To help the relationship run smoothly:

  • Realize that the sitter has a life of her own. You may think of your sitter as a part of your family, but she's got her own life and, perhaps, her own children, too. Invite her to join any family activities that are not part of her job, but don't feel rejected if she chooses not to join you.
  • Be mindful of your agreement. Don't expect your sitter to accept additional hours without additional pay or to alter her plans at the last minute to meet your schedule. Plan ahead and check any changes that you may need with her. Likewise, pay her on time and fully, including any overtime due.
  • Respect cultural differences and differences in beliefs and attitudes. Unless a difference impinges on your child's well-being, realize that exposure to the ideas of others can be a good thing for your child.
  • Act respectively toward her. Speak to her in the same tones you'd speak to another adult rather than speaking down to her. Don't correct her in front of the children. If an issue needs to be discussed, set aside time to talk to her privately and be willing to listen as well as to speak.

Take the following steps to assure your child's safety and your sitter's safety as well.

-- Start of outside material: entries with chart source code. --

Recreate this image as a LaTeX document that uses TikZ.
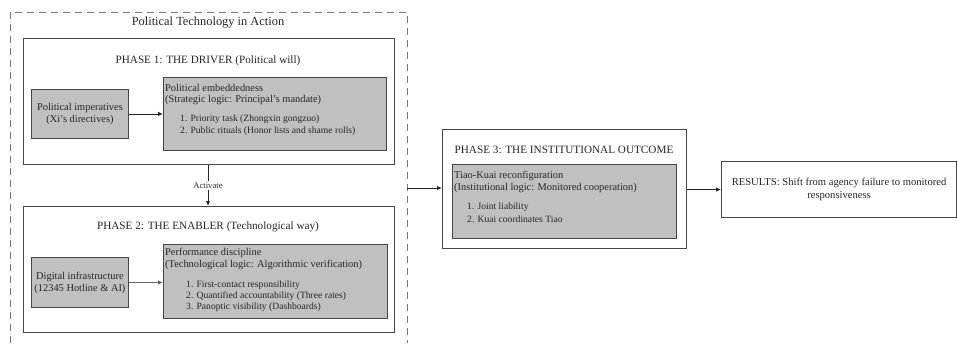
\documentclass[tikz,border=0pt]{standalone}
\usepackage{fontspec}
\setmainfont{Liberation Serif}
\usetikzlibrary{arrows.meta}
\definecolor{boxgray}{RGB}{192,192,192}
\definecolor{linegray}{RGB}{70,70,70}
\definecolor{dashgray}{RGB}{120,120,120}
\begin{document}
\begin{tikzpicture}[x=1pt,y=-1pt,
  phasebox/.style={draw=linegray, line width=1.1pt, fill=white, inner sep=0pt, anchor=north west},
  graybox/.style={draw=linegray, line width=0.9pt, fill=boxgray, inner sep=0pt, anchor=north west},
  arr/.style={-{Latex[length=5pt,width=4.5pt]}, line width=0.9pt, draw=black!85},
  hdr/.style={font=\fontsize{10.4}{12}\selectfont, text=black!85, anchor=west, inner sep=0pt},
  item/.style={font=\fontsize{9.6}{11}\selectfont, text=black!85, anchor=west, inner sep=0pt},
  ptitle/.style={font=\fontsize{11.2}{13}\selectfont, text=black!85, inner sep=0pt},
  ctext/.style={font=\fontsize{10.4}{12}\selectfont, text=black!85, align=center, inner sep=0pt}
]
\useasboundingbox (0,0) rectangle (957,343);

% outer dashed frame (open at the bottom)
\draw[dashgray, line width=0.9pt, dash pattern=on 7pt off 5pt] (10,343) -- (10,12) -- (407,12) -- (407,343);
\node[font=\fontsize{12.4}{14}\selectfont, text=black!85, inner sep=0pt] (ttl) at (208,23) {Political Technology in Action};
\coordinate (frameR) at (407,188);

% Phase 1
\node[phasebox, minimum width=371pt, minimum height=126pt] (p1) at (23,38) {};
\node[ptitle] (p1t) at (208,61) {PHASE 1: THE DRIVER (Political will)};
\node[graybox, minimum width=97pt, minimum height=49pt] (pi) at (31,89) {};
\node[ctext] (pit) at (pi.center) {Political imperatives\\(Xi’s directives)};
\node[graybox, minimum width=223pt, minimum height=73pt] (pe) at (163,77) {};
\node[hdr] (pe1) at (165,88) {Political embeddedness};
\node[hdr] (pe2) at (165,100) {(Strategic logic: Principal’s mandate)};
\node[item] (pe3) at (180,119) {1. Priority task (Zhongxin gongzuo)};
\node[item] (pe4) at (180,131) {2. Public rituals (Honor lists and shame rolls)};
\draw[arr] (pi.east) -- (pi.east -| pe.west);

% Phase 2
\node[phasebox, minimum width=371pt, minimum height=126pt] (p2) at (23,206) {};
\node[ptitle] (p2t) at (208,227) {PHASE 2: THE ENABLER (Technological way)};
\node[graybox, minimum width=97pt, minimum height=50pt] (di) at (31,257) {};
\node[ctext] (dit) at (di.center) {Digital infrastructure\\(12345 Hotline \& AI)};
\node[graybox, minimum width=224pt, minimum height=74pt] (pd) at (163,244) {};
\node[hdr] (pd1) at (165,253) {Performance discipline};
\node[hdr] (pd2) at (165,265) {(Technological logic: Algorithmic verification)};
\node[item] (pd3) at (186,285) {1. First-contact responsibility};
\node[item] (pd4) at (186,296) {2. Quantified accountability (Three rates)};
\node[item] (pd5) at (186,307) {3. Panoptic visibility (Dashboards)};
\draw[arr, draw=black!60] (di.east) -- (di.east -| pd.west);

% Activate
\draw[arr] (p1.south -| p1t) -- node[fill=white, inner sep=1.5pt, font=\fontsize{8.6}{10}\selectfont, text=black!85] {Activate} (p2.north -| p1t);

% Phase 3
\node[phasebox, minimum width=244pt, minimum height=119pt] (p3) at (442,129) {};
\node[ptitle] (p3t) at (564,150) {PHASE 3: THE INSTITUTIONAL OUTCOME};
\node[graybox, minimum width=224pt, minimum height=74pt] (tk) at (452,164) {};
\node[hdr] (tk1) at (454,176) {Tiao-Kuai reconfiguration};
\node[hdr] (tk2) at (454,188) {(Institutional logic: Monitored cooperation)};
\node[item] (tk3) at (467,207) {1. Joint liability};
\node[item] (tk4) at (467,219) {2. Kuai coordinates Tiao};
\draw[arr] (frameR) -- (frameR -| p3.west);

% Results
\node[phasebox, minimum width=235pt, minimum height=56pt] (res) at (721,161) {};
\node[ctext, font=\fontsize{10.6}{13}\selectfont] (rest) at (res.center) {RESULTS: Shift from agency failure to monitored\\responsiveness};
\draw[arr] (p3.east |- res.west) -- (res.west);
\end{tikzpicture}
\end{document}
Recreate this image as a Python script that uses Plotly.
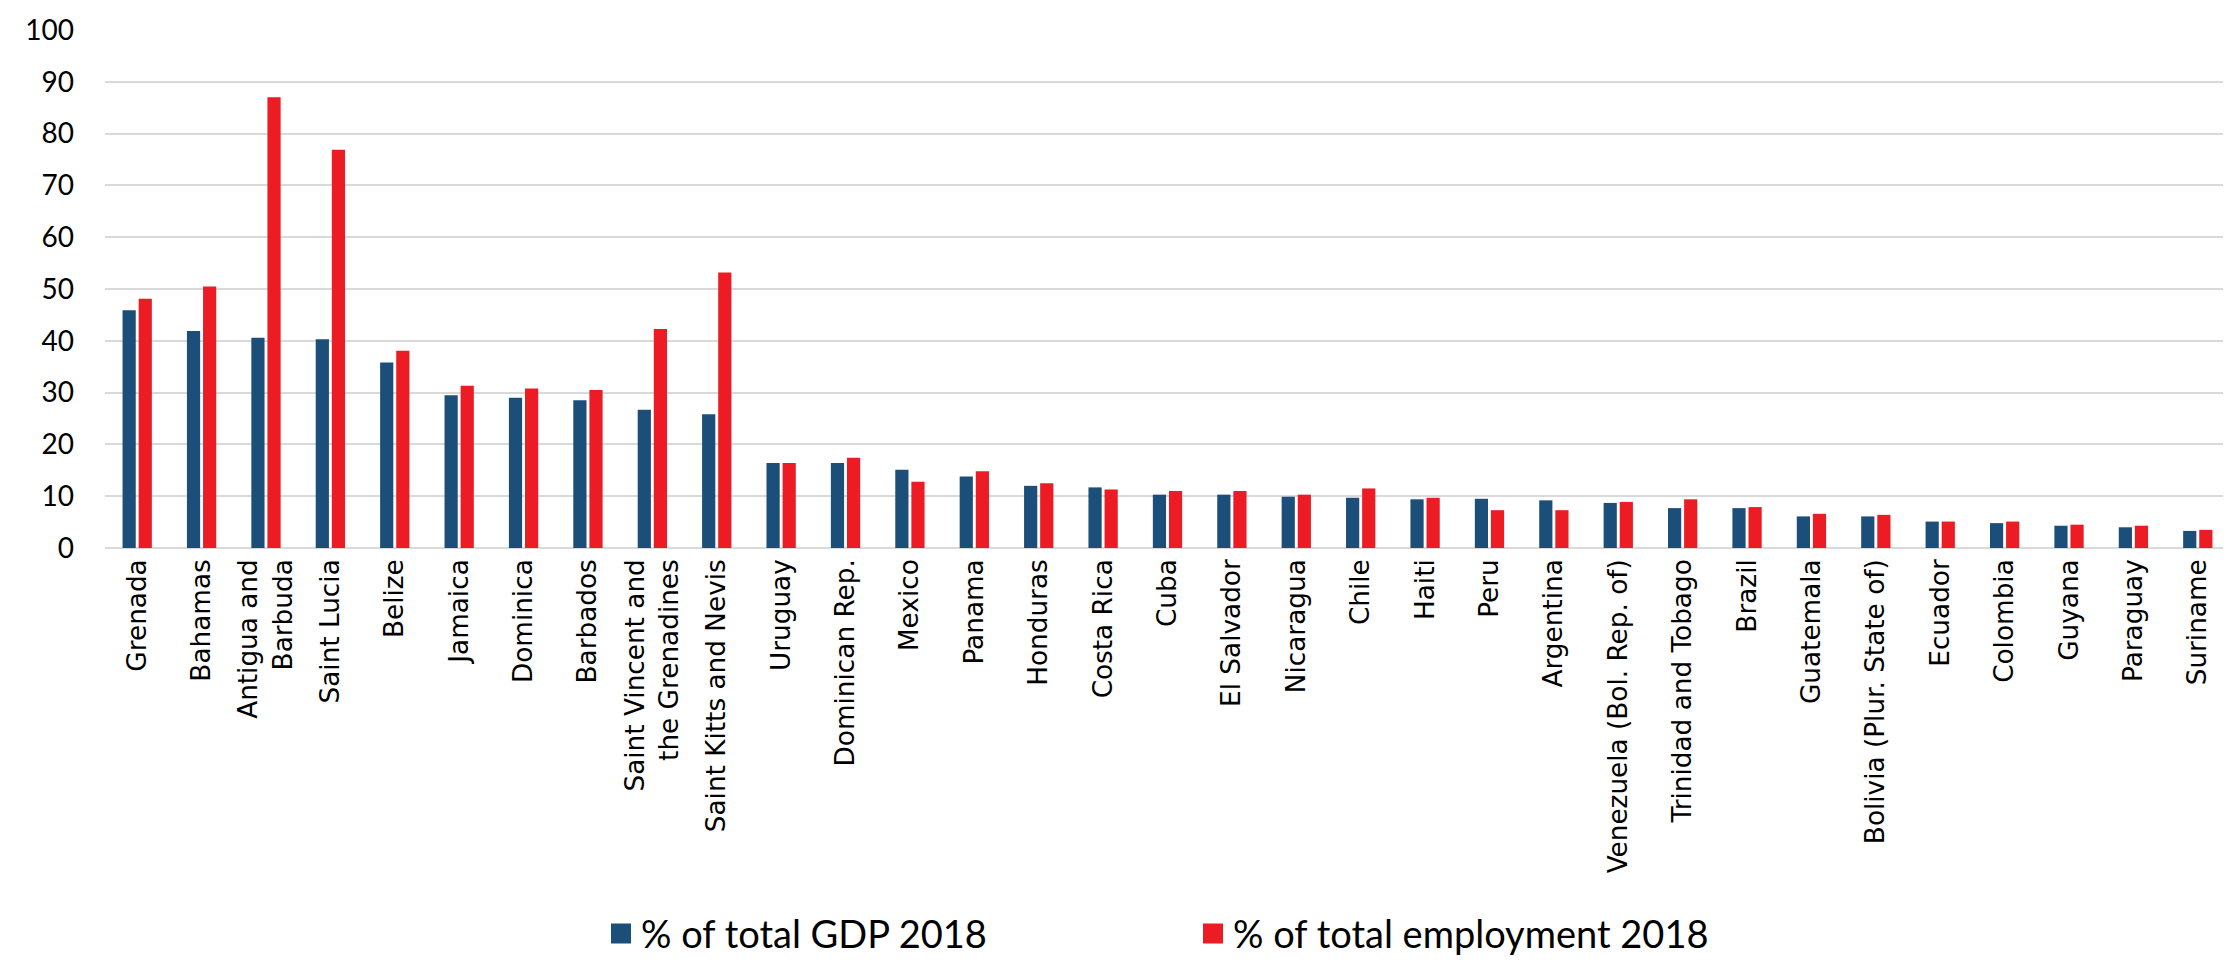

  • Take her through the entire house including the basement, and explain the security system, if you have one, in detail. Point out the location of anything she may need to know, such as the cabinet where you store extra lightbulbs.
  • Write down your address and directions to your house. This is crucial if she has to give instructions to help locate your home in an emergency.
  • Discuss your fire and other emergency evacuation plans. Be sure she understands that her first responsibility is the children, and that she should get them out immediately in the event of fire or to the safest place in the house during a storm. Go over the escape route, all exits from the house, and how the locks work, and point out potential hazards.
  • Show her the location of key light switches and circuit breakers or fuse boxes in the event of a power outage. Keep a box with a flashlight, battery-operated radio, candles, matches, blankets, and bottled water in the house and tell the sitter where it is.
  • Post emergency numbers, numbers where you and your spouse can be reached at all times, numbers of your child's doctor, numbers of trusted friends, neighbors, and relatives she can contact in an emergency.